Quick Take
On Thursday evening, Lookout Santa Cruz formally received the 2024 Pulitzer Prize for Breaking News, a recognition of the work done during the catastrophic January 2023 storms in Santa Cruz County. A contingent led by managing editor Tamsin McMahon and CEO Ken Doctor was on hand in New York to accept.
On Thursday evening, Lookout Santa Cruz formally received the 2024 Pulitzer Prize for Breaking News, a recognition of the work done during the catastrophic January 2023 storms in Santa Cruz County. Columbia University, home of the Pulitzers, hosted the awards ceremony in the Low Memorial Library, at the center of its campus in Upper Manhattan.

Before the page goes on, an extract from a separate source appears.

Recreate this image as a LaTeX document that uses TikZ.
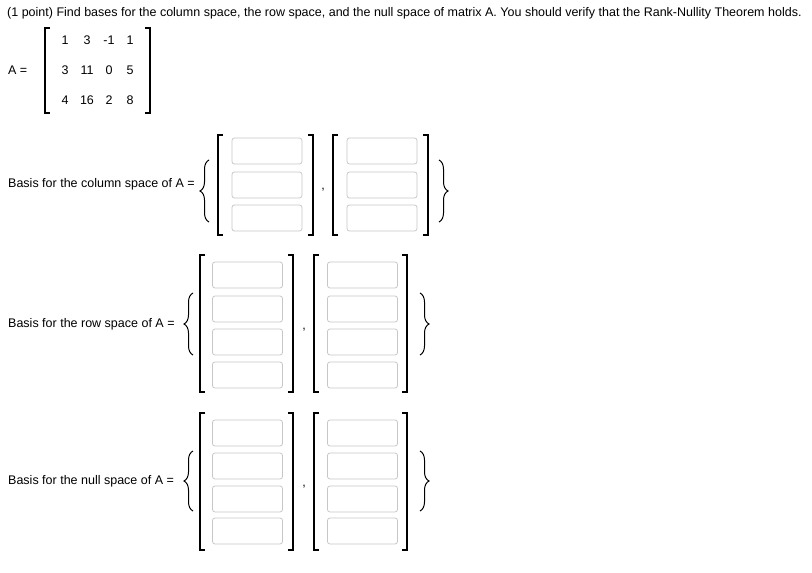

Lookout’s award was the second announced, and followed Pulitzer Prize board chair Neil Brown’s praise of Lookout’s response to the flooding and of the “service” focus of much of the work, aimed at both keeping readers up to date with fact-vetted news and information – and helping people know what kind of assistance they could get where.
A crew of seven Lookouters accepted the prize, awarded by interim Columbia president Katrina Armstrong, which included an inscribed, Tiffany’s-produced crystal piece, which will soon join Lookout’s Pulitzer wall.

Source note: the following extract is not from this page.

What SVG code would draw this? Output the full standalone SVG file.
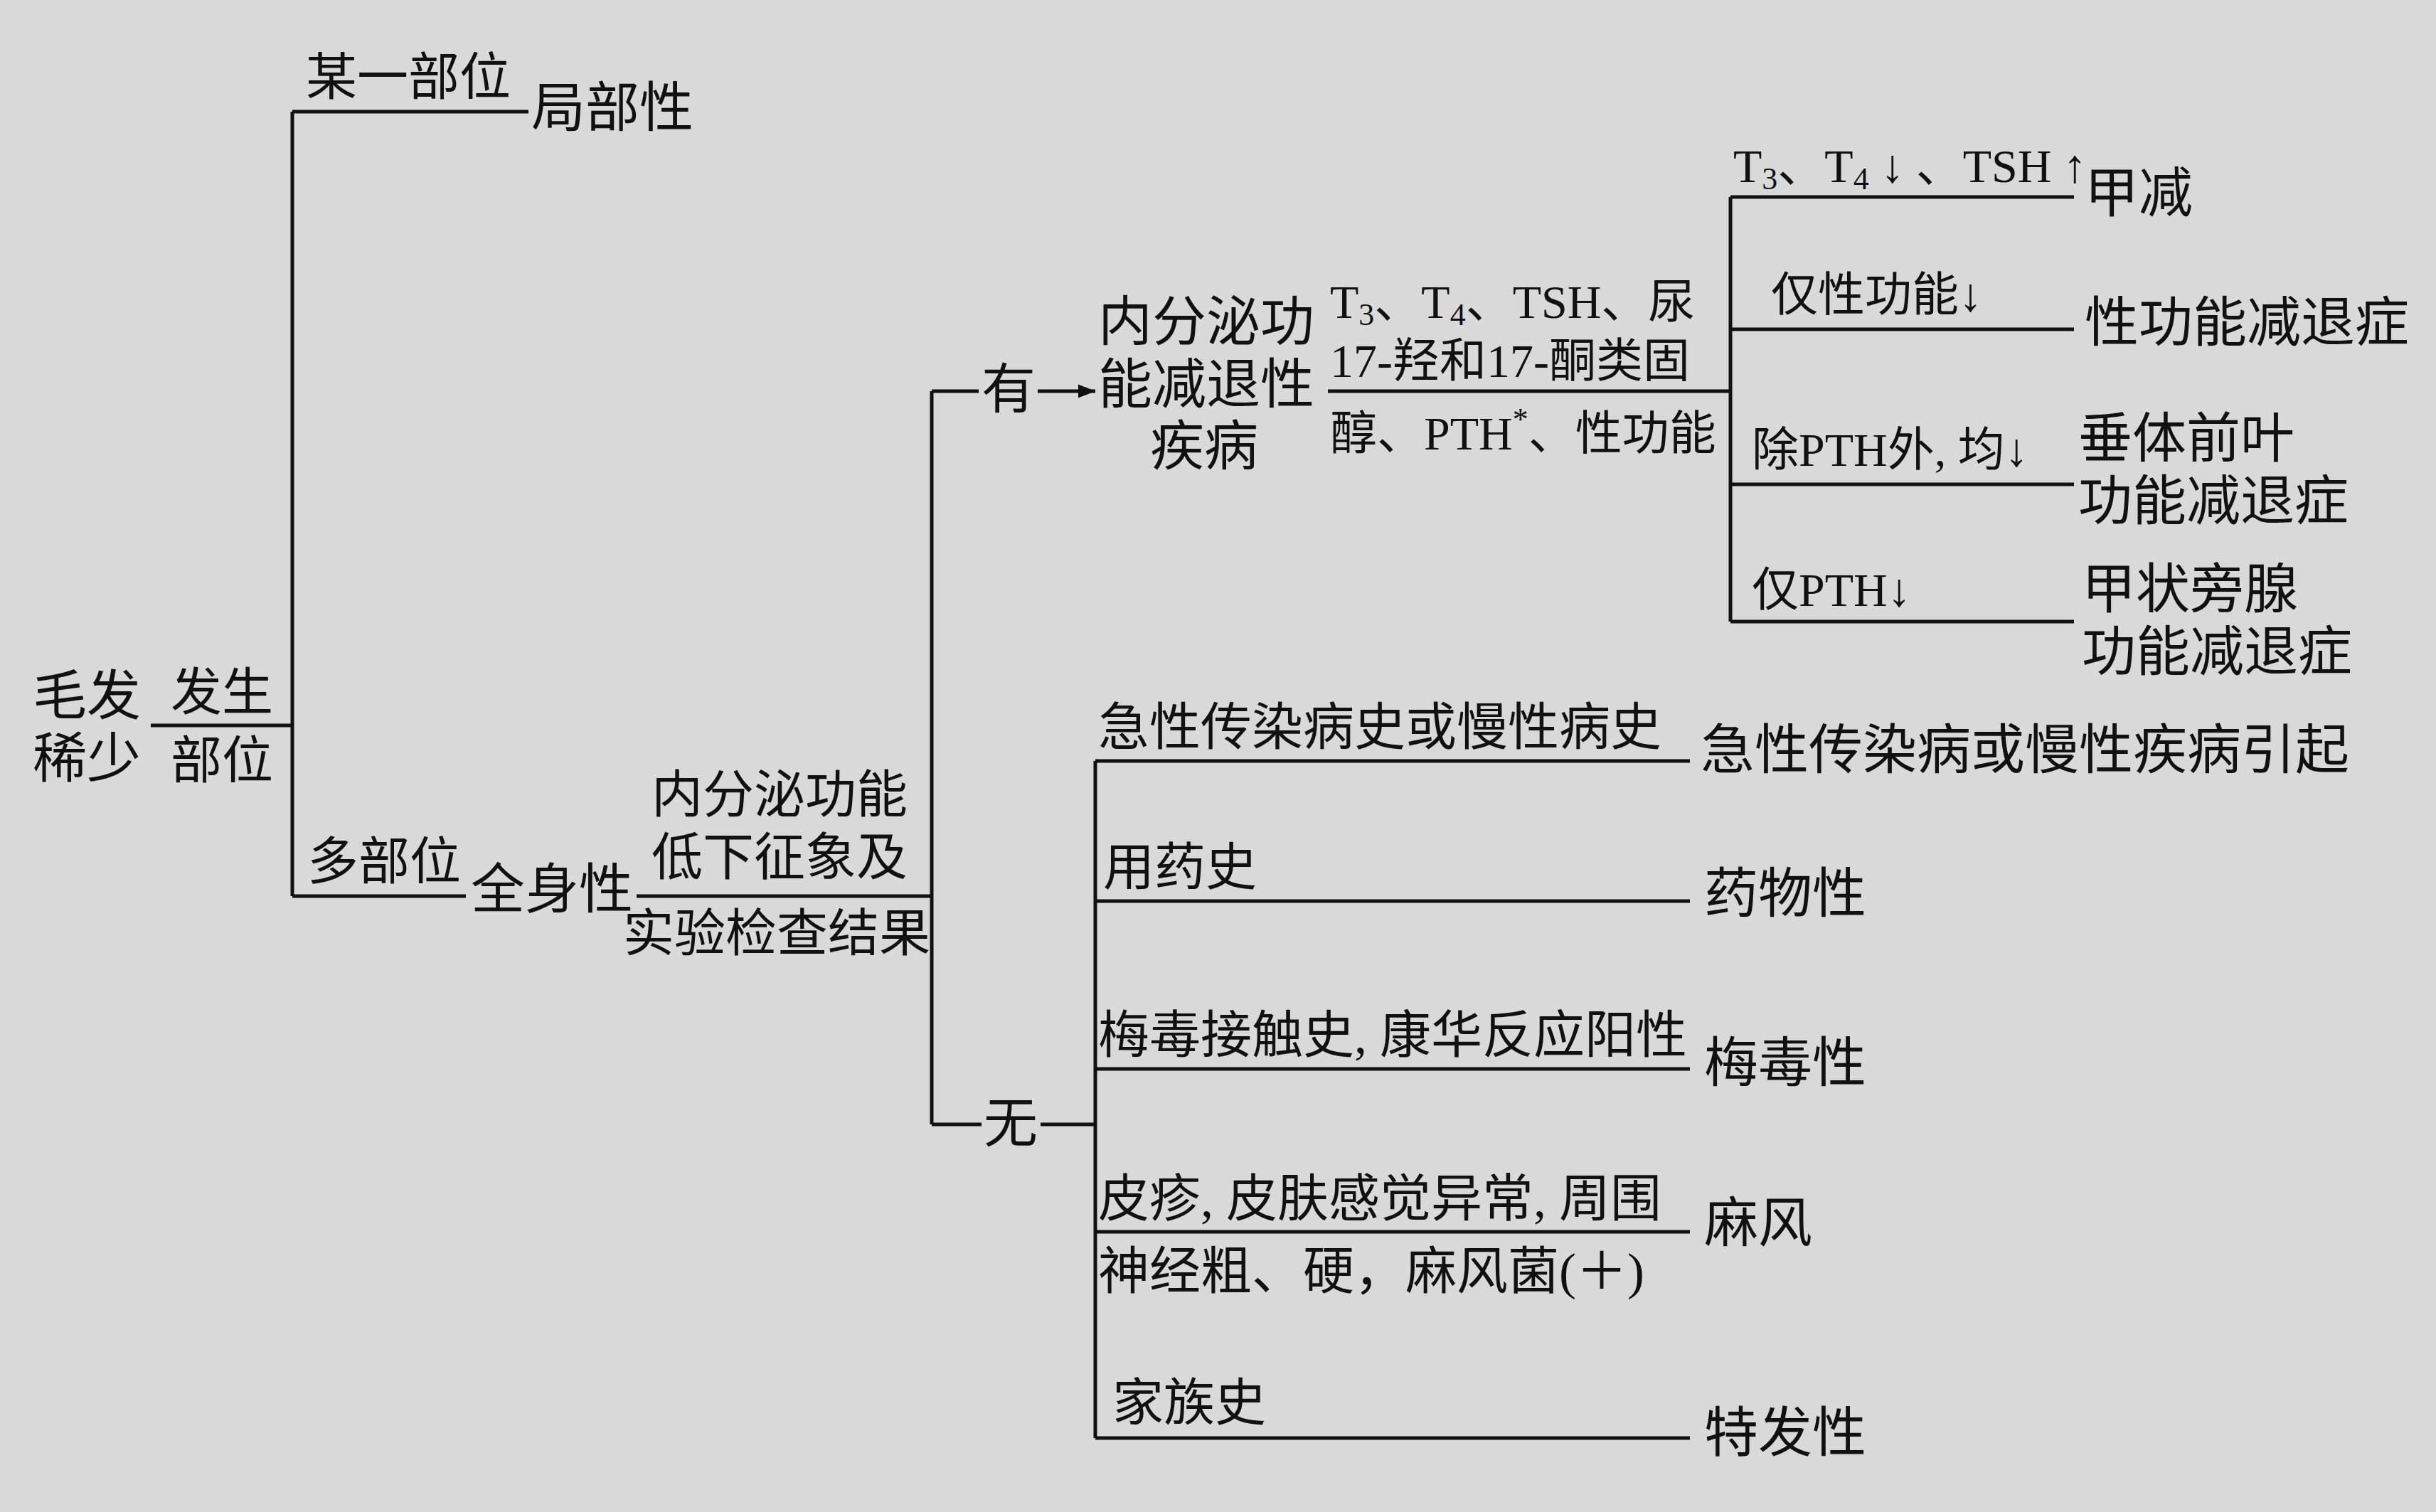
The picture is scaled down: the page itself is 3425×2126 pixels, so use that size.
<svg xmlns="http://www.w3.org/2000/svg" width="3425" height="2126" viewBox="0 0 3425 2126">
<style>
text{font-family:"Liberation Serif","Noto Sans CJK SC",serif;fill:#111;font-size:72px}
.s{font-size:66px}
.b{font-size:76px}
.sub{font-size:44px}
line{stroke:#111;stroke-width:5}
</style>
<defs><marker id="ah" viewBox="0 0 10 10" refX="10" refY="5" markerWidth="6" markerHeight="6" markerUnits="userSpaceOnUse" orient="auto"><path d="M0,1 L10,5 L0,9 z" fill="#111"/></marker>
<marker id="a2" viewBox="0 0 10 10" refX="10" refY="5" markerWidth="30" markerHeight="24" markerUnits="userSpaceOnUse" orient="auto"><path d="M0,1 L10,5 L0,9 z" fill="#111"/></marker></defs>
<rect width="3425" height="2126" fill="#d9d9d9"/>
<g id="connectors">
<line x1="212" y1="1020" x2="411" y2="1020"/>
<line x1="411" y1="157" x2="411" y2="1260"/>
<line x1="411" y1="157" x2="743" y2="157"/>
<line x1="411" y1="1260" x2="655" y2="1260"/>
<line x1="895" y1="1260" x2="1310" y2="1260"/>
<line x1="1310" y1="550" x2="1310" y2="1581"/>
<line x1="1310" y1="550" x2="1376" y2="550"/>
<line x1="1459" y1="550" x2="1540" y2="550" marker-end="url(#a2)"/>
<line x1="1310" y1="1581" x2="1380" y2="1581"/>
<line x1="1463" y1="1581" x2="1540" y2="1581"/>
<line x1="1867" y1="550" x2="2433" y2="550"/>
<line x1="2433" y1="277" x2="2433" y2="874"/>
<line x1="2433" y1="277" x2="2916" y2="277"/>
<line x1="2433" y1="463" x2="2916" y2="463"/>
<line x1="2433" y1="681" x2="2916" y2="681"/>
<line x1="2433" y1="874" x2="2916" y2="874"/>
<line x1="1540" y1="1070" x2="1540" y2="2022"/>
<line x1="1540" y1="1070" x2="2376" y2="1070"/>
<line x1="1540" y1="1267" x2="2376" y2="1267"/>
<line x1="1540" y1="1503" x2="2376" y2="1503"/>
<line x1="1540" y1="1732" x2="2376" y2="1732"/>
<line x1="1540" y1="2022" x2="2376" y2="2022"/>
</g>
<g id="root"><text x="46" y="1005" class="b">毛发</text><text x="46" y="1093" class="b">稀少</text></g>
<g id="l-fasheng"><text x="240" y="998">发生</text><text x="240" y="1094">部位</text></g>
<g id="n-jubu"><text x="430" y="133">某一部位</text><text x="747" y="178" class="b">局部性</text></g>
<g id="n-quanshen"><text x="432" y="1236">多部位</text><text x="662" y="1277" class="b">全身性</text></g>
<g id="l-neifen" text-anchor="middle"><text x="1096" y="1142">内分泌功能</text><text x="1096" y="1230">低下征象及</text><text x="1092" y="1337">实验检查结果</text></g>
<g id="n-you"><text x="1380" y="574" class="b">有</text></g>
<g id="n-wu"><text x="1383" y="1606" class="b">无</text></g>
<g id="n-jibing"><text x="1544" y="479" class="b">内分泌功</text><text x="1544" y="567" class="b">能减退性</text><text x="1693" y="654" class="b" text-anchor="middle">疾病</text></g>
<g id="l-tests" class="s"><text x="1870" y="447" class="s">T<tspan class="sub" dy="10">3</tspan><tspan dy="-10">、T</tspan><tspan class="sub" dy="10">4</tspan><tspan dy="-10">、TSH、尿</tspan></text>
<text x="1870" y="530" class="s">17-羟和17-酮类固</text>
<text x="1870" y="632" class="s">醇、PTH<tspan class="sub" dy="-28">*</tspan><tspan dy="28">、性功能</tspan></text></g>
<g id="n-jiajian"><text x="2437" y="256" class="s">T<tspan class="sub" dy="10">3</tspan><tspan dy="-10">、T</tspan><tspan class="sub" dy="10">4</tspan><tspan dy="-10"> ↓ 、TSH ↑</tspan></text><text x="2931" y="298" class="b">甲减</text></g>
<g id="n-xing"><text x="2490" y="437" class="s">仅性功能↓</text><text x="2931" y="480" class="b">性功能减退症</text></g>
<g id="n-chuiti"><text x="2463" y="655" class="s">除PTH外, 均↓</text><text x="2922" y="643" class="b">垂体前叶</text><text x="2922" y="731" class="b">功能减退症</text></g>
<g id="n-pang"><text x="2463" y="852" class="s">仅PTH↓</text><text x="2927" y="855" class="b">甲状旁腺</text><text x="2927" y="943" class="b">功能减退症</text></g>
<g id="n-jixing"><text x="1544" y="1047">急性传染病史或慢性病史</text><text x="2391" y="1081" class="b">急性传染病或慢性疾病引起</text></g>
<g id="n-yaowu"><text x="1551" y="1244">用药史</text><text x="2396" y="1283" class="b">药物性</text></g>
<g id="n-meidu"><text x="1544" y="1480">梅毒接触史, 康华反应阳性</text><text x="2396" y="1521" class="b">梅毒性</text></g>
<g id="n-mafeng"><text x="1544" y="1710">皮疹, 皮肤感觉异常, 周围</text><text x="1544" y="1812">神经粗、硬，麻风菌(＋)</text><text x="2396" y="1746" class="b">麻风</text></g>
<g id="n-tefa"><text x="1564" y="1997">家族史</text><text x="2396" y="2041" class="b">特发性</text></g>
</svg>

In total, the Pulitzer board gave out 41 awards, 15 of them in journalism and the remainder in the arts and literature.
The largest national news companies – The New York Times, the Washington Post, the Associated Press and Reuters among them – largely dominated the awards. As Harvard’s Nieman Journalism Lab remarked in its analysis of the awards, “This year’s Pulitzer Prizes were a coming-out party for online media — and a marker of local newspapers’ decline. Indeed, it was Lookout and the Invisible Institute of Chicago, which won two Pulitzers, that led that “party,” while many of the midsized local newspapers that used to dominate the award were not represented, showing a news industry still very much in flux.

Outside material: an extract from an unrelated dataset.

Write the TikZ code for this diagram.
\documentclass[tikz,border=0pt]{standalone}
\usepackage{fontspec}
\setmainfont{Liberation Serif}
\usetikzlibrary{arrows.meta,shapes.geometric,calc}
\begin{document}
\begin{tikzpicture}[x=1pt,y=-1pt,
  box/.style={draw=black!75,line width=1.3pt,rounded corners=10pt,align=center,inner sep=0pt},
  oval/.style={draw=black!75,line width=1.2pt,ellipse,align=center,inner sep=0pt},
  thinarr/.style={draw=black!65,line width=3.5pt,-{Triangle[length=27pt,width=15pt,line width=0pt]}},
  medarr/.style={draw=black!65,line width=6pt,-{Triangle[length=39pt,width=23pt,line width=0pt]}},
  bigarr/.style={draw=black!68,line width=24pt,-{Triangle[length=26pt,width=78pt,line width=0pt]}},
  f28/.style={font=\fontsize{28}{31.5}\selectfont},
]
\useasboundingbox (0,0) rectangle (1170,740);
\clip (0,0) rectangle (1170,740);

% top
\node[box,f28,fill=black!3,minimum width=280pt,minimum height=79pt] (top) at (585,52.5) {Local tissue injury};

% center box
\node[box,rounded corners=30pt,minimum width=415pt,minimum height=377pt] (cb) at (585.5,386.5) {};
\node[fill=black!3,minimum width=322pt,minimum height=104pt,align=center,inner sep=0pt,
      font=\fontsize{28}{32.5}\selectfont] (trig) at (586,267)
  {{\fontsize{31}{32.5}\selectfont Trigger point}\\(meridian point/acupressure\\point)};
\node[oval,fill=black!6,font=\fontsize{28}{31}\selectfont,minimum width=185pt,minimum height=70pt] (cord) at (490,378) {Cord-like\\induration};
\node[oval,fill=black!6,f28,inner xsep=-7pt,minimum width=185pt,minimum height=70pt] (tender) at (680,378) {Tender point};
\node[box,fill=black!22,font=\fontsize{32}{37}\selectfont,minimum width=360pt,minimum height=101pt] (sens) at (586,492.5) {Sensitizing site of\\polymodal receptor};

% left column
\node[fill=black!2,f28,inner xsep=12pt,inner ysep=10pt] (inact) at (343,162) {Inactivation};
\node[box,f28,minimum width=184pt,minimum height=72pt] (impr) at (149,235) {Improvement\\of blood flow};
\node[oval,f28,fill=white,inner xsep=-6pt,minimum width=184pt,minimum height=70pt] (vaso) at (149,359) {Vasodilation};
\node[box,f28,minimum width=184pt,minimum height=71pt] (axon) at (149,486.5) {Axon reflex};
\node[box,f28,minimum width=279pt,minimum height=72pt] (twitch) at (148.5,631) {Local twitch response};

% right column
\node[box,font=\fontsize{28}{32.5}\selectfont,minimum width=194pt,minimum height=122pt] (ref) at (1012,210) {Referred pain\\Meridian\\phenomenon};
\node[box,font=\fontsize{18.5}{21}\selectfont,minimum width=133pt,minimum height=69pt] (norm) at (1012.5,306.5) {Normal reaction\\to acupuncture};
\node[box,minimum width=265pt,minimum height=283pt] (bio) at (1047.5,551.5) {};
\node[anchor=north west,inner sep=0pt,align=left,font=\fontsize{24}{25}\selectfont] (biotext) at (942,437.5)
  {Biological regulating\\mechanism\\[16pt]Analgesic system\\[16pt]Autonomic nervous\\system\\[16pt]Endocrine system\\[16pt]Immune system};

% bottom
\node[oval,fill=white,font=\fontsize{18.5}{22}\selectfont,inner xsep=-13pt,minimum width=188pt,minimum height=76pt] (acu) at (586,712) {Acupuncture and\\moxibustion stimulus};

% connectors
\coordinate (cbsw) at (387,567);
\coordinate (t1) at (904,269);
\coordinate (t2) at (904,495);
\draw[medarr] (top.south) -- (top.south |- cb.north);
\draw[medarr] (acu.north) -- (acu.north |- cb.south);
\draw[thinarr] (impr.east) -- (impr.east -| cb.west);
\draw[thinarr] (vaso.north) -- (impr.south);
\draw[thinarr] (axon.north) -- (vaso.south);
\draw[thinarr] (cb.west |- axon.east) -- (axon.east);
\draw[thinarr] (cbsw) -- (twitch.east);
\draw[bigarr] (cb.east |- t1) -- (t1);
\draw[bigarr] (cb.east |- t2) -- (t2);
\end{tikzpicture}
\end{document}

Given the number of awards, Pulitzer policy has had a “no speeches” rule, to keep the evening moving. This year, it granted an exception, as the Pulitzer board recognized Vladimir Kara-Murza with a Commentary award for his writing in the Washington Post. Kara-Murza, released from a Siberian prison in August as part of an unprecedented 14-prisoner, American/Russian/German prisoner swap, spoke eloquently of his experience, and quickly broadened his concern to others held in Russian prisons. “I dedicate this Pulitzer to the 22 Russian journalists held by [Vladimir] Putin,” he said, one of several reminders during the evening of the increasingly tenuous role of a free press around the world.